(Stored data)
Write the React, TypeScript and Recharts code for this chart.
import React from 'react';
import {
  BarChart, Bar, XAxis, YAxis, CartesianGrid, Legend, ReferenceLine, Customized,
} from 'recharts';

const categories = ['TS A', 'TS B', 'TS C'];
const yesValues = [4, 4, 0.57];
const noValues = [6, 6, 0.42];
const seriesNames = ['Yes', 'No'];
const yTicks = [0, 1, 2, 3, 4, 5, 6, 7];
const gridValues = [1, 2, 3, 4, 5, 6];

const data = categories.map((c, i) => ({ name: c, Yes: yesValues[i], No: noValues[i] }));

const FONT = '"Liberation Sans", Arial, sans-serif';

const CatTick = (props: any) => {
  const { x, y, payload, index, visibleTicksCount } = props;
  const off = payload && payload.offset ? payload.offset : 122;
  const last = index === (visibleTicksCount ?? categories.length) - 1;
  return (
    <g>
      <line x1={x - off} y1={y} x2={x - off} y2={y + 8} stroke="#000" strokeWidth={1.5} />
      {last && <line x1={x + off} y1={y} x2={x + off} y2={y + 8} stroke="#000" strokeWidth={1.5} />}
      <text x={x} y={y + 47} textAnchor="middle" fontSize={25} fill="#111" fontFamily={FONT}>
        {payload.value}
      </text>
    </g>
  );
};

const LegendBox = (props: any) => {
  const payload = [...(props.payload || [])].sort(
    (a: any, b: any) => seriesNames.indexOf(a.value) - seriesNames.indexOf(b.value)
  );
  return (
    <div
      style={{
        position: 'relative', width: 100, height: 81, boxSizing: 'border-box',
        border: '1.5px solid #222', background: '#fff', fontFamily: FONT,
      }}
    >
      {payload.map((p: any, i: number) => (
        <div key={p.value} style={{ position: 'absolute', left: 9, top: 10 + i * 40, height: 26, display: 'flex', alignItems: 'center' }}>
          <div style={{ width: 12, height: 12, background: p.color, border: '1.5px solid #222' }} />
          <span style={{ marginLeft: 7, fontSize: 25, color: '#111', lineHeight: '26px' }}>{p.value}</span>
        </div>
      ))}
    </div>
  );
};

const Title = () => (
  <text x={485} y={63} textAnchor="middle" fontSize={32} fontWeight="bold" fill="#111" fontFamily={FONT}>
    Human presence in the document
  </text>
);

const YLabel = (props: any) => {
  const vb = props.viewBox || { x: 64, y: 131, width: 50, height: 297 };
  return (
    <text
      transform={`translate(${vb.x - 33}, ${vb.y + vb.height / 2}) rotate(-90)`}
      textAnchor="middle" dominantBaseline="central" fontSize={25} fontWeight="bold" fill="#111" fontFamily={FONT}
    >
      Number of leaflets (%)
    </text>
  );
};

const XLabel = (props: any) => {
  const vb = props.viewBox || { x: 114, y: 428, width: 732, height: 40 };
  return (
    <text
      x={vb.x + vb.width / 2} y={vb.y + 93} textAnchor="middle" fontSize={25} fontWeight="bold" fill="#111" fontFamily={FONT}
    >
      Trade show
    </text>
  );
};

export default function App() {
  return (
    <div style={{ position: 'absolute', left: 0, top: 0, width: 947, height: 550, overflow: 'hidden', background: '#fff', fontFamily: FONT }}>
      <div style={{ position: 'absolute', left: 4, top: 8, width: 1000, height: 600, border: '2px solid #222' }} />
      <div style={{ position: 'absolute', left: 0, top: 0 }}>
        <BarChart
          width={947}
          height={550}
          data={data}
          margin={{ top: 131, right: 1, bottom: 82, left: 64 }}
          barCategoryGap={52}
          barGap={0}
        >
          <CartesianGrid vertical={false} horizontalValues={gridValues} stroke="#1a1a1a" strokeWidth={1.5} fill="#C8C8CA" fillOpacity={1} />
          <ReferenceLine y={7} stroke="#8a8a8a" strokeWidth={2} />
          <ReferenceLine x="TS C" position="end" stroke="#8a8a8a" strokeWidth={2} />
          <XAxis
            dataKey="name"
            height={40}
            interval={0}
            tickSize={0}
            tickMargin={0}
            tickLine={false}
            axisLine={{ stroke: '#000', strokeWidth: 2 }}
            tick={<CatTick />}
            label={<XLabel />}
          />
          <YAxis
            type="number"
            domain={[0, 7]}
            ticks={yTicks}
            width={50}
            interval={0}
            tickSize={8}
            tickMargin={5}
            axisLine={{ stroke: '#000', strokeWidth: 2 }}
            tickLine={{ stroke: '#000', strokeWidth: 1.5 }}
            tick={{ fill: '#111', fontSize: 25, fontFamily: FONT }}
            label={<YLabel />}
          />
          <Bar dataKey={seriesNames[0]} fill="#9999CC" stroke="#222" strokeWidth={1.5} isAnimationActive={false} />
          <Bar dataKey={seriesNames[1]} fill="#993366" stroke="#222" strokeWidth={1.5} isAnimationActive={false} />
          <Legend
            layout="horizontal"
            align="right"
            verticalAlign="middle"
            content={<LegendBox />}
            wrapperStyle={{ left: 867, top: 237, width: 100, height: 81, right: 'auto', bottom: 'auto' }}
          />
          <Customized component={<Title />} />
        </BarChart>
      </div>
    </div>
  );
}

...

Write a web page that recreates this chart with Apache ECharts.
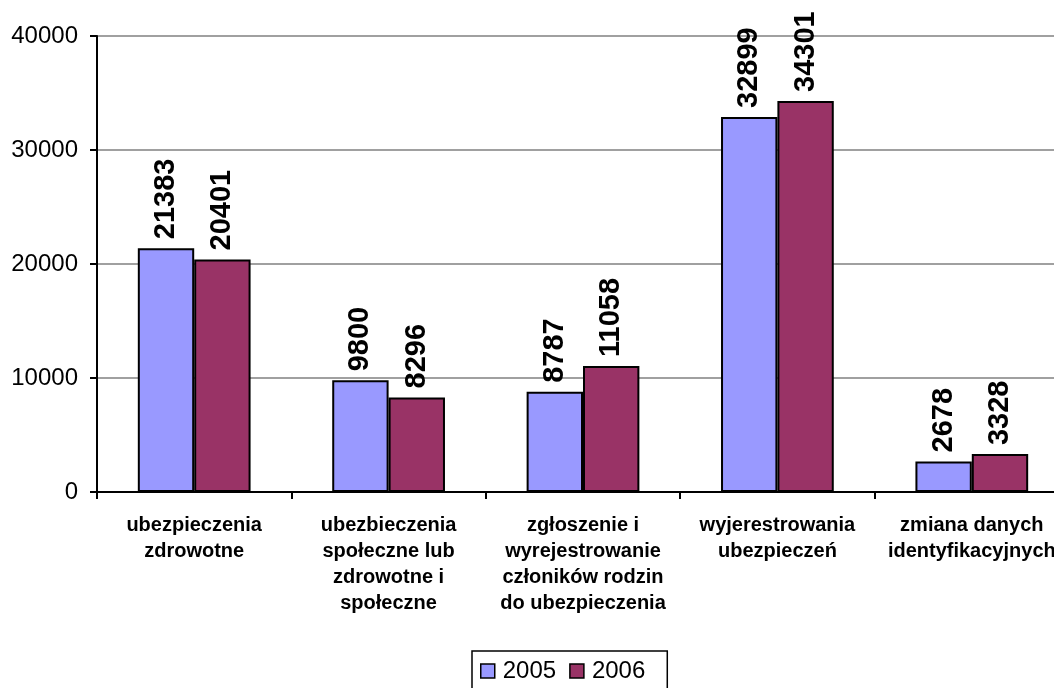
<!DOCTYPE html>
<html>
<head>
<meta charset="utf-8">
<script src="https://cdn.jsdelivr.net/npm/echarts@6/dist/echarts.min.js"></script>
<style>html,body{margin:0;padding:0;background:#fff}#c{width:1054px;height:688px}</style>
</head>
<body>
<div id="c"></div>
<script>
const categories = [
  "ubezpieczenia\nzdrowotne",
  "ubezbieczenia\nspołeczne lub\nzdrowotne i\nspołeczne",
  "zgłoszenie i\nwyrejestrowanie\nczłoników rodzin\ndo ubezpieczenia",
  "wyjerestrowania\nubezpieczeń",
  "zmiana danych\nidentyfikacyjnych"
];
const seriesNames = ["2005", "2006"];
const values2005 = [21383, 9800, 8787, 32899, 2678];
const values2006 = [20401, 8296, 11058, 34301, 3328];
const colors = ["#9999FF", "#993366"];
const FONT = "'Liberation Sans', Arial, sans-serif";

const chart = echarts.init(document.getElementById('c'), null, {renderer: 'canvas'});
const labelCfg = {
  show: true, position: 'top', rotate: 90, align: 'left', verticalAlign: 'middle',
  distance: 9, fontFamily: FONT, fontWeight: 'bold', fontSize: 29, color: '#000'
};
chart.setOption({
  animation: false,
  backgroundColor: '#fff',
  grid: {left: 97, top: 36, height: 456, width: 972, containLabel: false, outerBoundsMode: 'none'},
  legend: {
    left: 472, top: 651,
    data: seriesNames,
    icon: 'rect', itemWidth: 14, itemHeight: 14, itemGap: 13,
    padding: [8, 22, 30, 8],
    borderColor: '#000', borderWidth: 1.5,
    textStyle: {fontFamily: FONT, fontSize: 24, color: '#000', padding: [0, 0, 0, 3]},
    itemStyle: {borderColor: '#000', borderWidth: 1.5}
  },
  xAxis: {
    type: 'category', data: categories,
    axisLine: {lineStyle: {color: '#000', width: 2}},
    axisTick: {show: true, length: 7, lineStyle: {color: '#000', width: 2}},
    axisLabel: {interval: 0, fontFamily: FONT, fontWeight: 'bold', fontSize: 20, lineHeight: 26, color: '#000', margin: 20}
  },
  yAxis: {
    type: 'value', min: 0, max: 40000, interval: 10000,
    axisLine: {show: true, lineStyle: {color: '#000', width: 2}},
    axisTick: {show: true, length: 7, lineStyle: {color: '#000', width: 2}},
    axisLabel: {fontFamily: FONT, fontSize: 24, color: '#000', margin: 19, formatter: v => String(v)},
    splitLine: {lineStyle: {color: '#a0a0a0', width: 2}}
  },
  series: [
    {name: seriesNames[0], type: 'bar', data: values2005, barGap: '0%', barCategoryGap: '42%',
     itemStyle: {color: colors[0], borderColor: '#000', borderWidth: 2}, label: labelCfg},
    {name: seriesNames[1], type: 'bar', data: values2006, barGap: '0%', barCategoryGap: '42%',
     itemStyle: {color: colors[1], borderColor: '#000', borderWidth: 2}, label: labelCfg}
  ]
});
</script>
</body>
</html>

- Exercise description -
Take the lines from the line with "Write the React, TypeScript" through the line with "const gridValues = [1, 2, 3, 4, 5, 6];", both ends included, and give them again exactly, with nothing else.

- Correct result -
Write the React, TypeScript and Recharts code for this chart.
import React from 'react';
import {
  BarChart, Bar, XAxis, YAxis, CartesianGrid, Legend, ReferenceLine, Customized,
} from 'recharts';

const categories = ['TS A', 'TS B', 'TS C'];
const yesValues = [4, 4, 0.57];
const noValues = [6, 6, 0.42];
const seriesNames = ['Yes', 'No'];
const yTicks = [0, 1, 2, 3, 4, 5, 6, 7];
const gridValues = [1, 2, 3, 4, 5, 6];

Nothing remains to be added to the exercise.